I still mourn the blinking green “C:/” that used to appear when I booted up my first PC. That old operating system was a huge pain in the neck to learn and use. And just about the time I’d mastered holding down three keys simultaneously to underline a word, they came out with something better. More intuitive. Easier to learn. Easier to use.

Except it wasn’t any of those things for me.

For me, it meant going back to square one. Giving up a system that, for all its flaws, worked for me. I’d figured out how to make it do what I needed it to do. I’d memorized all those clunky commands. If I switched to the new system, the time and effort I’d invested became worthless.

If Bill Gates had asked me, I’d have told him: I don’t want a new system. I don’t want to learn anything new. I don’t want to have to convert my old files, throw out my old software and figure out why my printer no longer wants to print.

I wanted what I had – only better. Go ahead and give me more features and capabilities, but make it look and work like my existing system.

When you’re trying to sell against an entrenched competitor, that’s what you’re up against.

When you tell prospects all the new and exciting ways your product can help them, they’re not hearing “new and exciting.” They’re hearing “different.” Different product. Different people to deal with. Different vendor address in the accounting software. It all adds up to a whole lot of work.

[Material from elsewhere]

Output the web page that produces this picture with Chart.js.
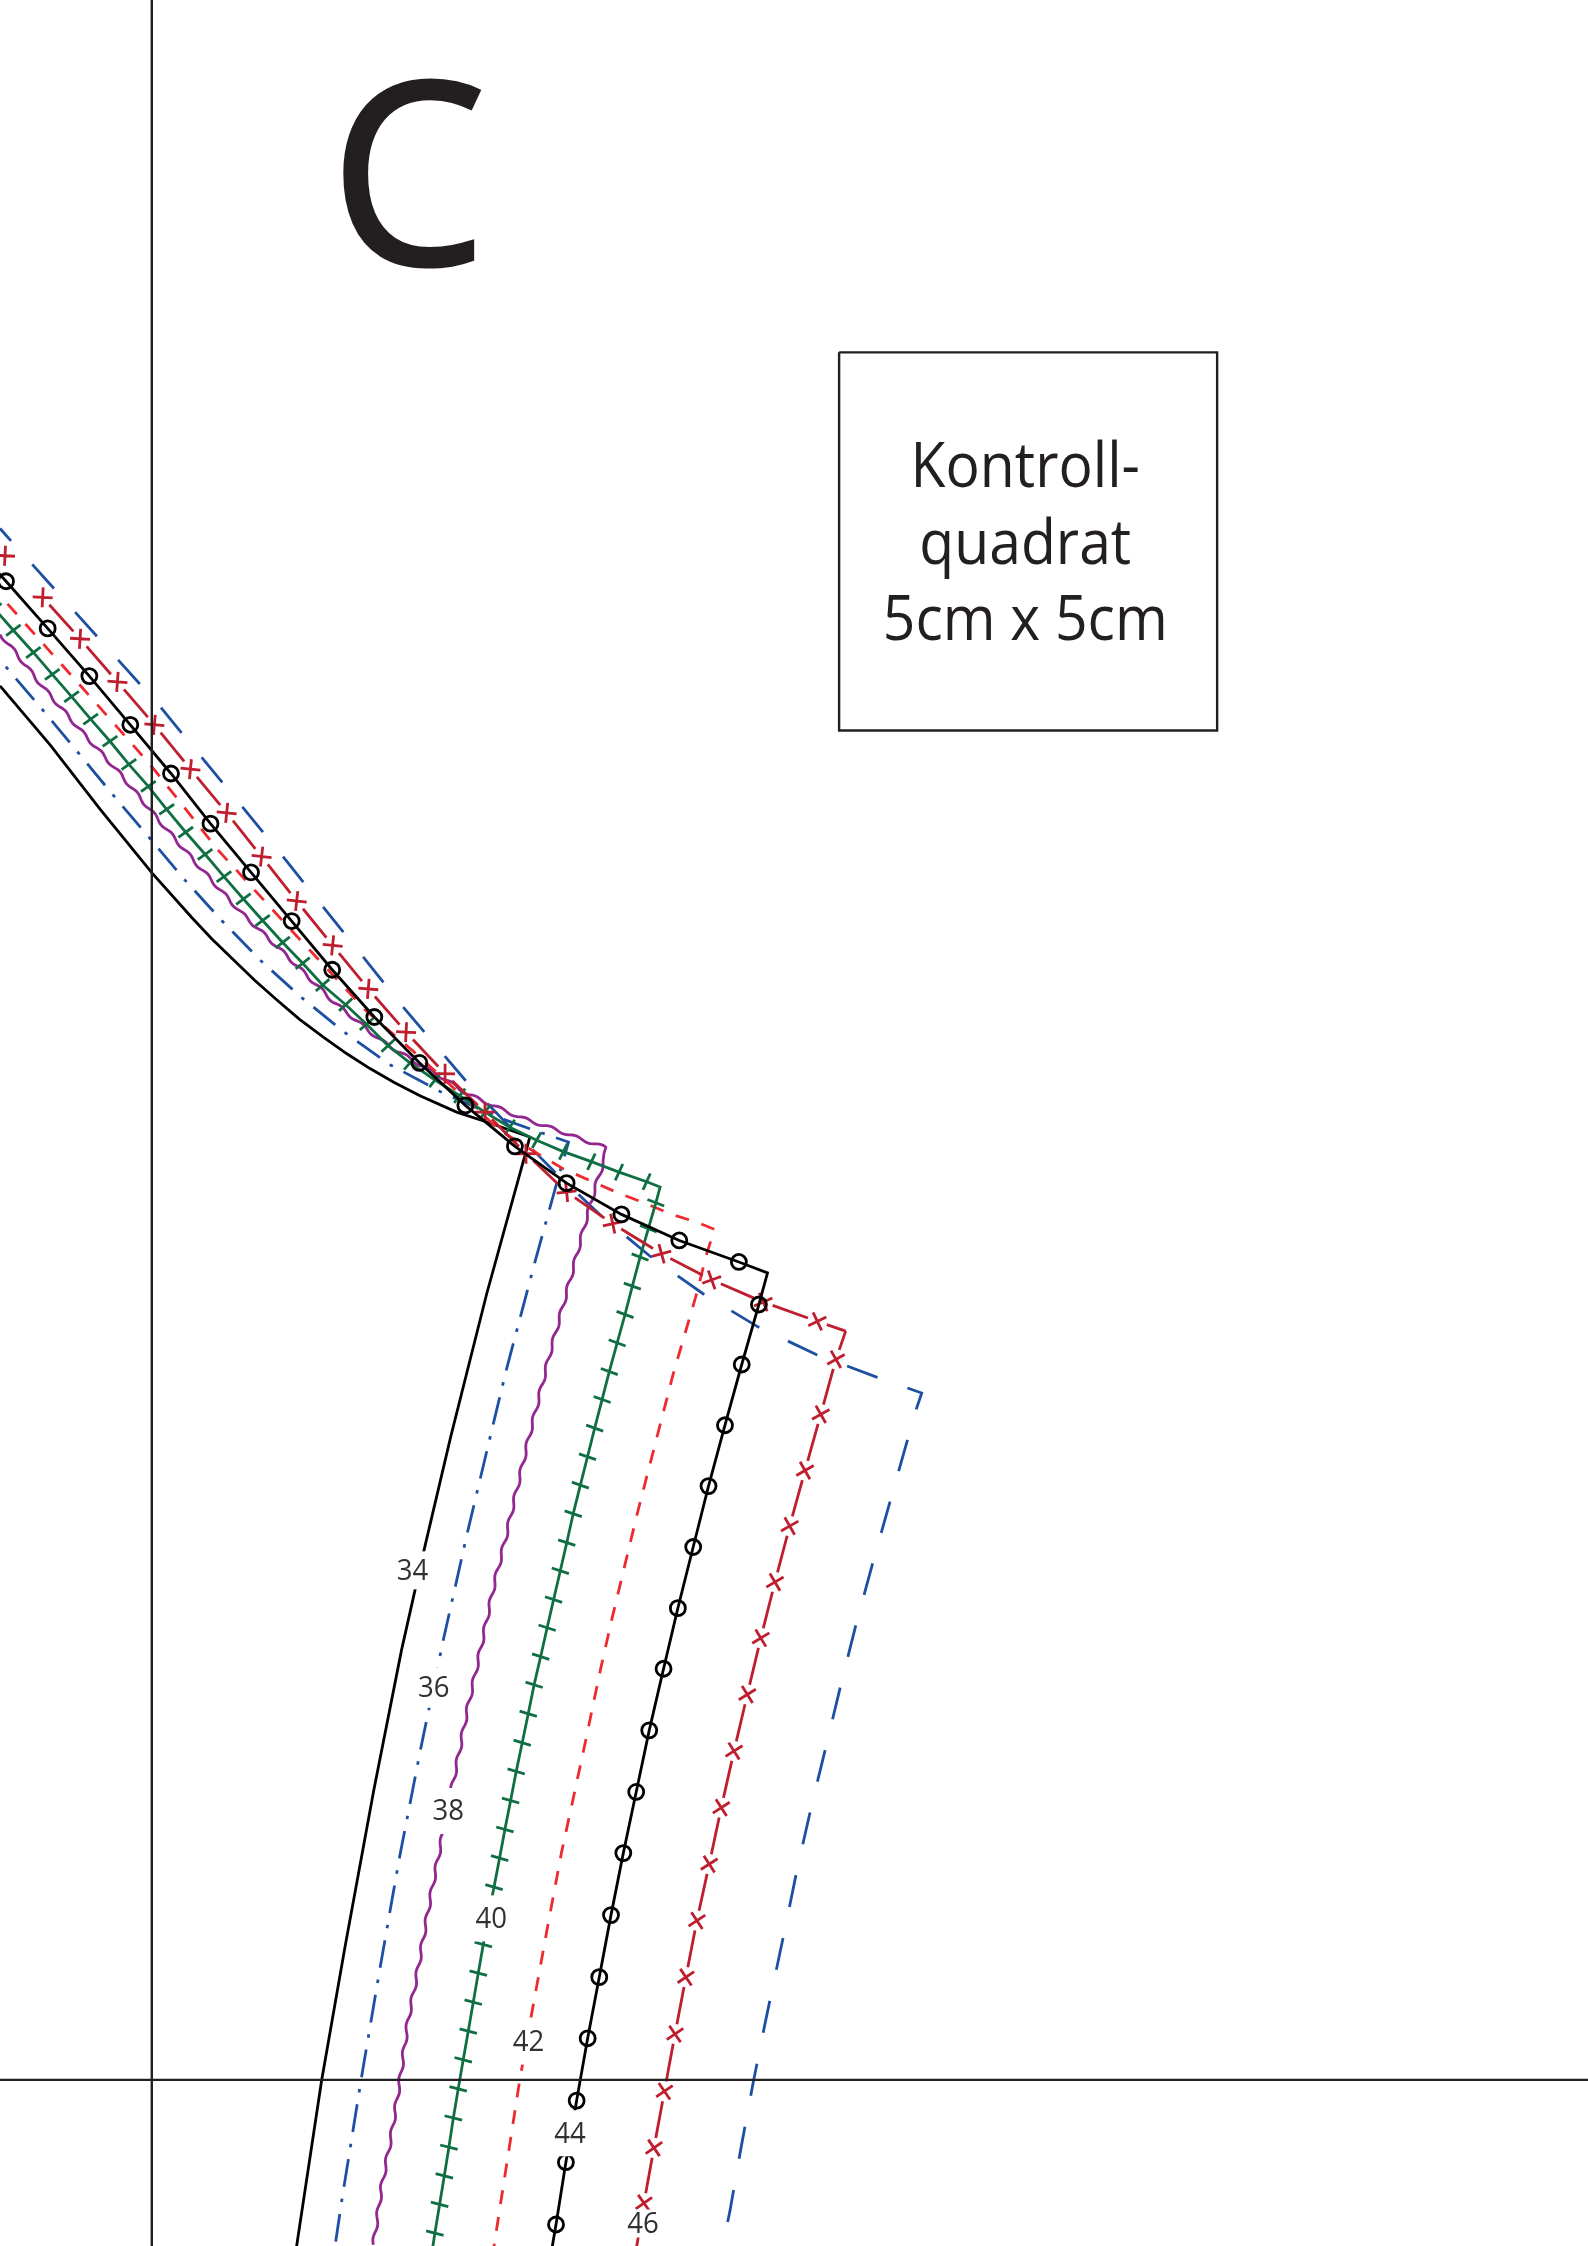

Salespeople are trained to differentiate their products and services from the competition. But when your competition already has the business, that approach can backfire. What your prospect really wants is what they have – only better. If you ask customers to change the way they work or live, you’ll need to deliver huge benefits to make it worth their while. If they don’t need to change their behavior, the barriers are much lower.

As a sales professional, the challenge for you is finding a way to highlight the similarities between your product and your competitor’s. Once you’ve done that, show off one thing (only one; you don’t want to overwhelm the buyer with extras) that makes your product better. If you can emphasize how your product is similar to the competition’s, save for one thing you do better, you can remove a critical barrier on the way to wooing that buyer away from other vendors.